_Recorded data_
+++

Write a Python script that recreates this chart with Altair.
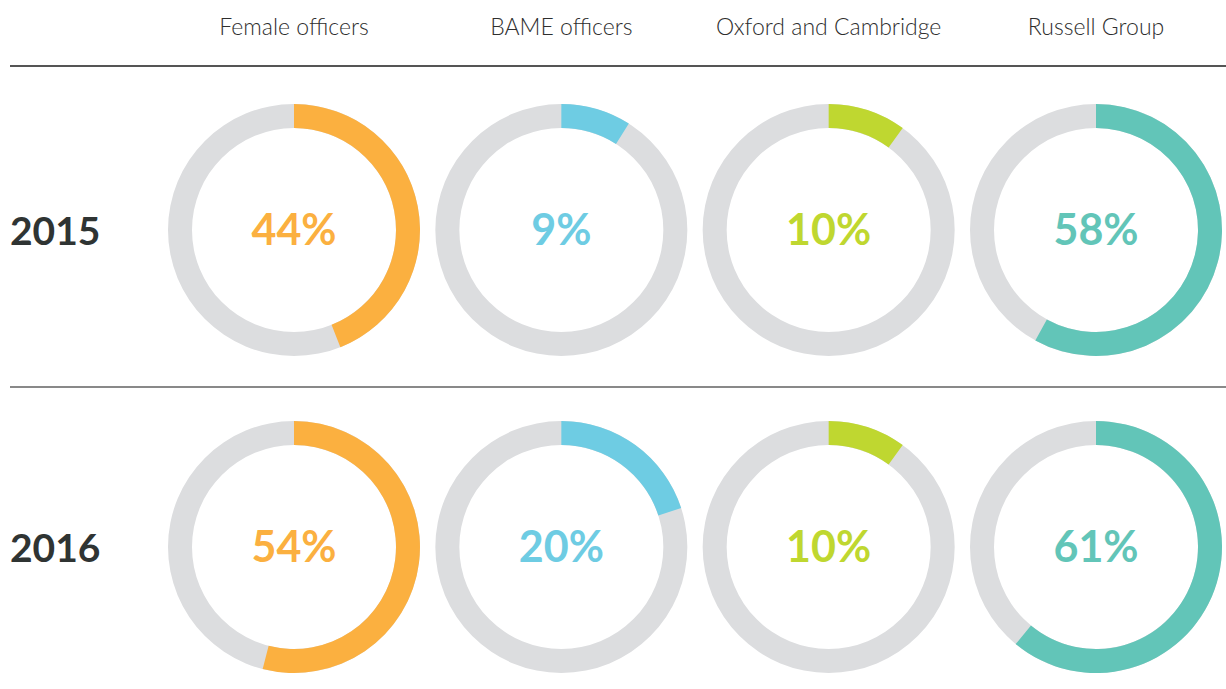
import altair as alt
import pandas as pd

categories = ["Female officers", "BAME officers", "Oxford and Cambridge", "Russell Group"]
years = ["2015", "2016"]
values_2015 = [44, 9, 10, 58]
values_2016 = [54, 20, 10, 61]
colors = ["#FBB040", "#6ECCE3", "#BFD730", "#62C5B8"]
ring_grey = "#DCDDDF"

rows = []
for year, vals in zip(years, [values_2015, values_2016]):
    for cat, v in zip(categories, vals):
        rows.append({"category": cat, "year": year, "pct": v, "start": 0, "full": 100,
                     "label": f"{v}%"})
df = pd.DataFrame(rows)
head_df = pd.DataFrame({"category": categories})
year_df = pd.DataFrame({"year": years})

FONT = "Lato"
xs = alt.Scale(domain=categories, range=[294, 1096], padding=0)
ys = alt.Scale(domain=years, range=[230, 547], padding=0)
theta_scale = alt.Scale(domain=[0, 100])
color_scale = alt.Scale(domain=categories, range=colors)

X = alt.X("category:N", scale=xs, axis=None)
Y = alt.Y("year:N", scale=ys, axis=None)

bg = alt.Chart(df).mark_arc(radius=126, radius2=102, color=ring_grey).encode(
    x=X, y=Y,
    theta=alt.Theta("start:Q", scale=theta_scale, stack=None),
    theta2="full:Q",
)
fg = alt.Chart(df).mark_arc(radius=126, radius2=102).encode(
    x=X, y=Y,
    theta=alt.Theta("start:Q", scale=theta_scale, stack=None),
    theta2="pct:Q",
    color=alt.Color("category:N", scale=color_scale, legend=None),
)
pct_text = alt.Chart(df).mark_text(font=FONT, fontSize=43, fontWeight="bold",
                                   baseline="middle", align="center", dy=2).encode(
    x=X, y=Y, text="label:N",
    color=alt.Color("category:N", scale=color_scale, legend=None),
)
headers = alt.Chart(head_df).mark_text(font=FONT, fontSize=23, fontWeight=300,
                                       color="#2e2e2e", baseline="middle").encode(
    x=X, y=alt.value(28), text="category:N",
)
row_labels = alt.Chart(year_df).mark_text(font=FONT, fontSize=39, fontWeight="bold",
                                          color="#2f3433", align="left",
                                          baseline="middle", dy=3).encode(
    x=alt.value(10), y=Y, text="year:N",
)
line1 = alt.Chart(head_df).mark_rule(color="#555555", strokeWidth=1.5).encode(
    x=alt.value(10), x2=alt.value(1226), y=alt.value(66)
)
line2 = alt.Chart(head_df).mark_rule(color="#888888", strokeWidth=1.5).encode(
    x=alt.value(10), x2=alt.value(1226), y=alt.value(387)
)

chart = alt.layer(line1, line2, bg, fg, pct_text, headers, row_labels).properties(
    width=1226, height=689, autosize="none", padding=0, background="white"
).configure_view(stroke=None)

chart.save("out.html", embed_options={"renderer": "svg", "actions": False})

+++

_Short exercise_
Repeat the lines above exactly, and keep every picture out.

_Answer to this task_
Write a Python script that recreates this chart with Altair.
import altair as alt
import pandas as pd

categories = ["Female officers", "BAME officers", "Oxford and Cambridge", "Russell Group"]
years = ["2015", "2016"]
values_2015 = [44, 9, 10, 58]
values_2016 = [54, 20, 10, 61]
colors = ["#FBB040", "#6ECCE3", "#BFD730", "#62C5B8"]
ring_grey = "#DCDDDF"

rows = []
for year, vals in zip(years, [values_2015, values_2016]):
    for cat, v in zip(categories, vals):
        rows.append({"category": cat, "year": year, "pct": v, "start": 0, "full": 100,
                     "label": f"{v}%"})
df = pd.DataFrame(rows)
head_df = pd.DataFrame({"category": categories})
year_df = pd.DataFrame({"year": years})

FONT = "Lato"
xs = alt.Scale(domain=categories, range=[294, 1096], padding=0)
ys = alt.Scale(domain=years, range=[230, 547], padding=0)
theta_scale = alt.Scale(domain=[0, 100])
color_scale = alt.Scale(domain=categories, range=colors)

X = alt.X("category:N", scale=xs, axis=None)
Y = alt.Y("year:N", scale=ys, axis=None)

bg = alt.Chart(df).mark_arc(radius=126, radius2=102, color=ring_grey).encode(
    x=X, y=Y,
    theta=alt.Theta("start:Q", scale=theta_scale, stack=None),
    theta2="full:Q",
)
fg = alt.Chart(df).mark_arc(radius=126, radius2=102).encode(
    x=X, y=Y,
    theta=alt.Theta("start:Q", scale=theta_scale, stack=None),
    theta2="pct:Q",
    color=alt.Color("category:N", scale=color_scale, legend=None),
)
pct_text = alt.Chart(df).mark_text(font=FONT, fontSize=43, fontWeight="bold",
                                   baseline="middle", align="center", dy=2).encode(
    x=X, y=Y, text="label:N",
    color=alt.Color("category:N", scale=color_scale, legend=None),
)
headers = alt.Chart(head_df).mark_text(font=FONT, fontSize=23, fontWeight=300,
                                       color="#2e2e2e", baseline="middle").encode(
    x=X, y=alt.value(28), text="category:N",
)
row_labels = alt.Chart(year_df).mark_text(font=FONT, fontSize=39, fontWeight="bold",
                                          color="#2f3433", align="left",
                                          baseline="middle", dy=3).encode(
    x=alt.value(10), y=Y, text="year:N",
)
line1 = alt.Chart(head_df).mark_rule(color="#555555", strokeWidth=1.5).encode(
    x=alt.value(10), x2=alt.value(1226), y=alt.value(66)
)
line2 = alt.Chart(head_df).mark_rule(color="#888888", strokeWidth=1.5).encode(
    x=alt.value(10), x2=alt.value(1226), y=alt.value(387)
)

chart = alt.layer(line1, line2, bg, fg, pct_text, headers, row_labels).properties(
    width=1226, height=689, autosize="none", padding=0, background="white"
).configure_view(stroke=None)

chart.save("out.html", embed_options={"renderer": "svg", "actions": False})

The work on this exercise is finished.